-- begin Information supplied --

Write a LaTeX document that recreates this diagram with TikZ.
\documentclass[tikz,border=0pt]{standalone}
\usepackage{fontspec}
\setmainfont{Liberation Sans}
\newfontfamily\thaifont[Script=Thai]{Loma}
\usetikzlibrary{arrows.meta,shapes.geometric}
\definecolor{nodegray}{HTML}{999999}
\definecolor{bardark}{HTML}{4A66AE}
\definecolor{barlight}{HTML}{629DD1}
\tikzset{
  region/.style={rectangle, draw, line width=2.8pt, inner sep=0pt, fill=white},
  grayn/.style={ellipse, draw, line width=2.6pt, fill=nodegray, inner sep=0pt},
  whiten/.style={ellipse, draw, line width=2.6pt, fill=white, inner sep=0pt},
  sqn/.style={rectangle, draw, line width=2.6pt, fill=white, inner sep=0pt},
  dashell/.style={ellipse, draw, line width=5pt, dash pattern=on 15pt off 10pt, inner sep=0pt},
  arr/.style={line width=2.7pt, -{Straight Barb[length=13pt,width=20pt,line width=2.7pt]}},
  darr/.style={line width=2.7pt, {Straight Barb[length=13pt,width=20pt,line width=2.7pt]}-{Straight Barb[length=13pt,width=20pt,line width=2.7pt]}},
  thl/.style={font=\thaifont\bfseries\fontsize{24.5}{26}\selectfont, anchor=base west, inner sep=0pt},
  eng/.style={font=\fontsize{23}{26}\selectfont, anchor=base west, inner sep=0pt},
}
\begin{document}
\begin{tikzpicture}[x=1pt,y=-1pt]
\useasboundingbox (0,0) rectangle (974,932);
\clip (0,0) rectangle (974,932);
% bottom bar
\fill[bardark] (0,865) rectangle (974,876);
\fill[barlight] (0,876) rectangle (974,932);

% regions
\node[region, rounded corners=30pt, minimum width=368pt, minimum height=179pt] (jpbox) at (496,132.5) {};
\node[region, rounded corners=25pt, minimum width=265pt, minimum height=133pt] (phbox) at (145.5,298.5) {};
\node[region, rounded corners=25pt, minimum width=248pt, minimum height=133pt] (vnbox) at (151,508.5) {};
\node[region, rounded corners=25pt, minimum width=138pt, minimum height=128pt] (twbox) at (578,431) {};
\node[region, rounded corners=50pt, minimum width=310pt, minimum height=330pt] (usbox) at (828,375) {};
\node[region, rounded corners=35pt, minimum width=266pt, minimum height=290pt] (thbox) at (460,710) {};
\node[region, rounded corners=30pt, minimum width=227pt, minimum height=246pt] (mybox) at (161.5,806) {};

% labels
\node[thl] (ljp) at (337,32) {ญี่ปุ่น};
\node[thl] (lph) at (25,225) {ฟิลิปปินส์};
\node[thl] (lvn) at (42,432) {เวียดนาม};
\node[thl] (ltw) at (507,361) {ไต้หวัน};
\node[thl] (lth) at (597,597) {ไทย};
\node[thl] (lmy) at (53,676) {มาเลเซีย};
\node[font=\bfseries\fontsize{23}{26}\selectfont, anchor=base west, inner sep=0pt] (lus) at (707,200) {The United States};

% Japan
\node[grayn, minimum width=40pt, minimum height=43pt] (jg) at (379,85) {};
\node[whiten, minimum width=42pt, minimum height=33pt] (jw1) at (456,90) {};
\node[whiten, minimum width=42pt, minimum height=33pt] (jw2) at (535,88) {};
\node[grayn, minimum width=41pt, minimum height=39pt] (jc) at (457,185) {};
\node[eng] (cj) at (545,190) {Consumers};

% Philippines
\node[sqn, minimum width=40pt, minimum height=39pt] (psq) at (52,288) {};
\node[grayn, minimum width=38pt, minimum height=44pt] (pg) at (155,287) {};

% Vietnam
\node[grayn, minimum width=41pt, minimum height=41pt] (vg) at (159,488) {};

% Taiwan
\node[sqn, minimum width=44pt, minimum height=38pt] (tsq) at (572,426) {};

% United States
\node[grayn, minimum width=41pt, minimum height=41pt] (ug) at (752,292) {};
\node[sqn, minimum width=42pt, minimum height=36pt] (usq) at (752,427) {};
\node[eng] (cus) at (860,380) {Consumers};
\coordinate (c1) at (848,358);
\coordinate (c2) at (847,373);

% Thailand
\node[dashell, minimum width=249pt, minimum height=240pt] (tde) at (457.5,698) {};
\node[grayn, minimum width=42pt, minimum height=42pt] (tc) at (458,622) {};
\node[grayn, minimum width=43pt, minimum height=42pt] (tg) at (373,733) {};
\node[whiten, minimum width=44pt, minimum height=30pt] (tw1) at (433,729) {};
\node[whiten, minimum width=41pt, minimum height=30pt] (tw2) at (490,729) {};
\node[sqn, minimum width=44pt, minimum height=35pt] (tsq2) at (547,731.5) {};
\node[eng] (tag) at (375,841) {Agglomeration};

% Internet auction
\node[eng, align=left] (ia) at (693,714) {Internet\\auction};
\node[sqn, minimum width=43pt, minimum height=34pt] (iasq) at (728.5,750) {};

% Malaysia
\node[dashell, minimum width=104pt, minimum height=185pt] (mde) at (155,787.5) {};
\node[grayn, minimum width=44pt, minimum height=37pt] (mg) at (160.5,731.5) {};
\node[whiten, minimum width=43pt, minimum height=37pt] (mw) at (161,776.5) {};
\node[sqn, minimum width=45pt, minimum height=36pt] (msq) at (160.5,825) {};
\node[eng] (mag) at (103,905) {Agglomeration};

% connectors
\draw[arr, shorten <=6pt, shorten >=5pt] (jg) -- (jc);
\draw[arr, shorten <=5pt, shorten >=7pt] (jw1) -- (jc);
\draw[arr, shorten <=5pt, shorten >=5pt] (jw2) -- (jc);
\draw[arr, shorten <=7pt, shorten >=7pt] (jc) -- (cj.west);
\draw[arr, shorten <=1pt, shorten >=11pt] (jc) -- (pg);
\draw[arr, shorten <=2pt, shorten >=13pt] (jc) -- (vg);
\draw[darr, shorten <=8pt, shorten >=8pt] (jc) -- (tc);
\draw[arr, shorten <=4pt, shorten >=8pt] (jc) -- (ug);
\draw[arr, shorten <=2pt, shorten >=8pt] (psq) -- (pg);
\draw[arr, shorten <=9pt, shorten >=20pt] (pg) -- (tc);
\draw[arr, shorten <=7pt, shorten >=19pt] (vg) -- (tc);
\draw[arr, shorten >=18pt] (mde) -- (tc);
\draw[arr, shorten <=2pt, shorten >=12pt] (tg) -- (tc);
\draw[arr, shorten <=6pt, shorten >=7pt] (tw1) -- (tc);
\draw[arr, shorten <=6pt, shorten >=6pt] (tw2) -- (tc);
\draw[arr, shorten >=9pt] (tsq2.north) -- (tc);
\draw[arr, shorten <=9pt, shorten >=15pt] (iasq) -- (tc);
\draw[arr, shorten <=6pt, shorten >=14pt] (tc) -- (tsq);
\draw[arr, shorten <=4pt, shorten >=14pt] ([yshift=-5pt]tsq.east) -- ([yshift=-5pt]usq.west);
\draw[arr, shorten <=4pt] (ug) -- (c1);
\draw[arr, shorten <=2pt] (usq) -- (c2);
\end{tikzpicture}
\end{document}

-- end Information supplied --

Directive:
Return the material in full, exactly as shown.

Response:
Write a LaTeX document that recreates this diagram with TikZ.
\documentclass[tikz,border=0pt]{standalone}
\usepackage{fontspec}
\setmainfont{Liberation Sans}
\newfontfamily\thaifont[Script=Thai]{Loma}
\usetikzlibrary{arrows.meta,shapes.geometric}
\definecolor{nodegray}{HTML}{999999}
\definecolor{bardark}{HTML}{4A66AE}
\definecolor{barlight}{HTML}{629DD1}
\tikzset{
  region/.style={rectangle, draw, line width=2.8pt, inner sep=0pt, fill=white},
  grayn/.style={ellipse, draw, line width=2.6pt, fill=nodegray, inner sep=0pt},
  whiten/.style={ellipse, draw, line width=2.6pt, fill=white, inner sep=0pt},
  sqn/.style={rectangle, draw, line width=2.6pt, fill=white, inner sep=0pt},
  dashell/.style={ellipse, draw, line width=5pt, dash pattern=on 15pt off 10pt, inner sep=0pt},
  arr/.style={line width=2.7pt, -{Straight Barb[length=13pt,width=20pt,line width=2.7pt]}},
  darr/.style={line width=2.7pt, {Straight Barb[length=13pt,width=20pt,line width=2.7pt]}-{Straight Barb[length=13pt,width=20pt,line width=2.7pt]}},
  thl/.style={font=\thaifont\bfseries\fontsize{24.5}{26}\selectfont, anchor=base west, inner sep=0pt},
  eng/.style={font=\fontsize{23}{26}\selectfont, anchor=base west, inner sep=0pt},
}
\begin{document}
\begin{tikzpicture}[x=1pt,y=-1pt]
\useasboundingbox (0,0) rectangle (974,932);
\clip (0,0) rectangle (974,932);
% bottom bar
\fill[bardark] (0,865) rectangle (974,876);
\fill[barlight] (0,876) rectangle (974,932);

% regions
\node[region, rounded corners=30pt, minimum width=368pt, minimum height=179pt] (jpbox) at (496,132.5) {};
\node[region, rounded corners=25pt, minimum width=265pt, minimum height=133pt] (phbox) at (145.5,298.5) {};
\node[region, rounded corners=25pt, minimum width=248pt, minimum height=133pt] (vnbox) at (151,508.5) {};
\node[region, rounded corners=25pt, minimum width=138pt, minimum height=128pt] (twbox) at (578,431) {};
\node[region, rounded corners=50pt, minimum width=310pt, minimum height=330pt] (usbox) at (828,375) {};
\node[region, rounded corners=35pt, minimum width=266pt, minimum height=290pt] (thbox) at (460,710) {};
\node[region, rounded corners=30pt, minimum width=227pt, minimum height=246pt] (mybox) at (161.5,806) {};

% labels
\node[thl] (ljp) at (337,32) {ญี่ปุ่น};
\node[thl] (lph) at (25,225) {ฟิลิปปินส์};
\node[thl] (lvn) at (42,432) {เวียดนาม};
\node[thl] (ltw) at (507,361) {ไต้หวัน};
\node[thl] (lth) at (597,597) {ไทย};
\node[thl] (lmy) at (53,676) {มาเลเซีย};
\node[font=\bfseries\fontsize{23}{26}\selectfont, anchor=base west, inner sep=0pt] (lus) at (707,200) {The United States};

% Japan
\node[grayn, minimum width=40pt, minimum height=43pt] (jg) at (379,85) {};
\node[whiten, minimum width=42pt, minimum height=33pt] (jw1) at (456,90) {};
\node[whiten, minimum width=42pt, minimum height=33pt] (jw2) at (535,88) {};
\node[grayn, minimum width=41pt, minimum height=39pt] (jc) at (457,185) {};
\node[eng] (cj) at (545,190) {Consumers};

% Philippines
\node[sqn, minimum width=40pt, minimum height=39pt] (psq) at (52,288) {};
\node[grayn, minimum width=38pt, minimum height=44pt] (pg) at (155,287) {};

% Vietnam
\node[grayn, minimum width=41pt, minimum height=41pt] (vg) at (159,488) {};

% Taiwan
\node[sqn, minimum width=44pt, minimum height=38pt] (tsq) at (572,426) {};

% United States
\node[grayn, minimum width=41pt, minimum height=41pt] (ug) at (752,292) {};
\node[sqn, minimum width=42pt, minimum height=36pt] (usq) at (752,427) {};
\node[eng] (cus) at (860,380) {Consumers};
\coordinate (c1) at (848,358);
\coordinate (c2) at (847,373);

% Thailand
\node[dashell, minimum width=249pt, minimum height=240pt] (tde) at (457.5,698) {};
\node[grayn, minimum width=42pt, minimum height=42pt] (tc) at (458,622) {};
\node[grayn, minimum width=43pt, minimum height=42pt] (tg) at (373,733) {};
\node[whiten, minimum width=44pt, minimum height=30pt] (tw1) at (433,729) {};
\node[whiten, minimum width=41pt, minimum height=30pt] (tw2) at (490,729) {};
\node[sqn, minimum width=44pt, minimum height=35pt] (tsq2) at (547,731.5) {};
\node[eng] (tag) at (375,841) {Agglomeration};

% Internet auction
\node[eng, align=left] (ia) at (693,714) {Internet\\auction};
\node[sqn, minimum width=43pt, minimum height=34pt] (iasq) at (728.5,750) {};

% Malaysia
\node[dashell, minimum width=104pt, minimum height=185pt] (mde) at (155,787.5) {};
\node[grayn, minimum width=44pt, minimum height=37pt] (mg) at (160.5,731.5) {};
\node[whiten, minimum width=43pt, minimum height=37pt] (mw) at (161,776.5) {};
\node[sqn, minimum width=45pt, minimum height=36pt] (msq) at (160.5,825) {};
\node[eng] (mag) at (103,905) {Agglomeration};

% connectors
\draw[arr, shorten <=6pt, shorten >=5pt] (jg) -- (jc);
\draw[arr, shorten <=5pt, shorten >=7pt] (jw1) -- (jc);
\draw[arr, shorten <=5pt, shorten >=5pt] (jw2) -- (jc);
\draw[arr, shorten <=7pt, shorten >=7pt] (jc) -- (cj.west);
\draw[arr, shorten <=1pt, shorten >=11pt] (jc) -- (pg);
\draw[arr, shorten <=2pt, shorten >=13pt] (jc) -- (vg);
\draw[darr, shorten <=8pt, shorten >=8pt] (jc) -- (tc);
\draw[arr, shorten <=4pt, shorten >=8pt] (jc) -- (ug);
\draw[arr, shorten <=2pt, shorten >=8pt] (psq) -- (pg);
\draw[arr, shorten <=9pt, shorten >=20pt] (pg) -- (tc);
\draw[arr, shorten <=7pt, shorten >=19pt] (vg) -- (tc);
\draw[arr, shorten >=18pt] (mde) -- (tc);
\draw[arr, shorten <=2pt, shorten >=12pt] (tg) -- (tc);
\draw[arr, shorten <=6pt, shorten >=7pt] (tw1) -- (tc);
\draw[arr, shorten <=6pt, shorten >=6pt] (tw2) -- (tc);
\draw[arr, shorten >=9pt] (tsq2.north) -- (tc);
\draw[arr, shorten <=9pt, shorten >=15pt] (iasq) -- (tc);
\draw[arr, shorten <=6pt, shorten >=14pt] (tc) -- (tsq);
\draw[arr, shorten <=4pt, shorten >=14pt] ([yshift=-5pt]tsq.east) -- ([yshift=-5pt]usq.west);
\draw[arr, shorten <=4pt] (ug) -- (c1);
\draw[arr, shorten <=2pt] (usq) -- (c2);
\end{tikzpicture}
\end{document}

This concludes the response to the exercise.